High Court judges this morning supported an earlier decision by Airport Coordination Limited – an independent slot coordinator – that the airline did not have the rights to the assets.
Joint administrator Blair Nimmo said he was "disappointed" with court's decision and will appeal the ruling "as a matter of urgency".
Today's judgement will come as a blow to Monarch's creditors, which include former owners Greybull, which were banking on KPMG monetising the slots.
With many of Monarch's other assets – such as the planes it used – leased, today's ruling leaves KPMG with a challenge to realise any significant value for creditors, which also include the firm's pension fund by way of a £7.5m loan note issued by the airline.
Read more: Greybull makes Monarch profit promise
ACL said it welcomed the court ruling and the order that Monarch pays for its costs defending the claim.
In a statement, the coordinator said: “ACL had intended to await the conclusion of the UK Civil Aviation Authority’s proceedings to revoke Monarch’s operating licence, upon which any entitlement Monarch had to slots would have fallen away. However, it has become clear, as confirmed by the Court today, that Monarch has ceased to be an air transport undertaking and has no realistic prospect of resuming operations as such.
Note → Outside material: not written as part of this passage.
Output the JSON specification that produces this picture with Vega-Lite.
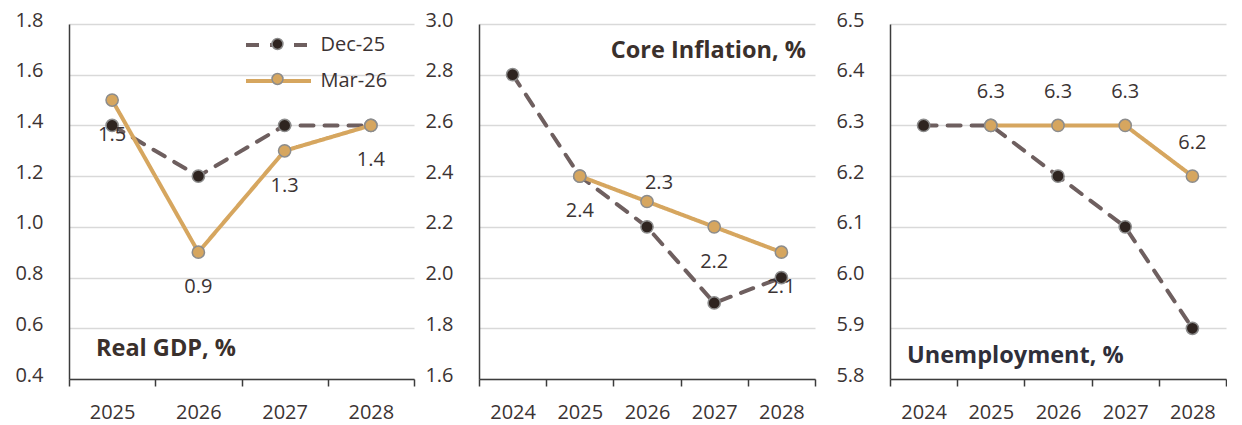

Accordingly, it is not eligible to hold slots under the Slots Regulation in any event.”
Monarch's failure at the start of October was the largest of any UK airline. With 110,000 customers stranded overseas, the government and aviation authorities sprung to the rescue, launching Britain's biggest peacetime repatriation.
The cost of flying Monarch customers home has been estimated at £60m. Following comments from transport secretary Chris Grayling, Greybull has promised to repay any profits it generates from the administration in order to contribute towards the bill paid by the UK taxpayer.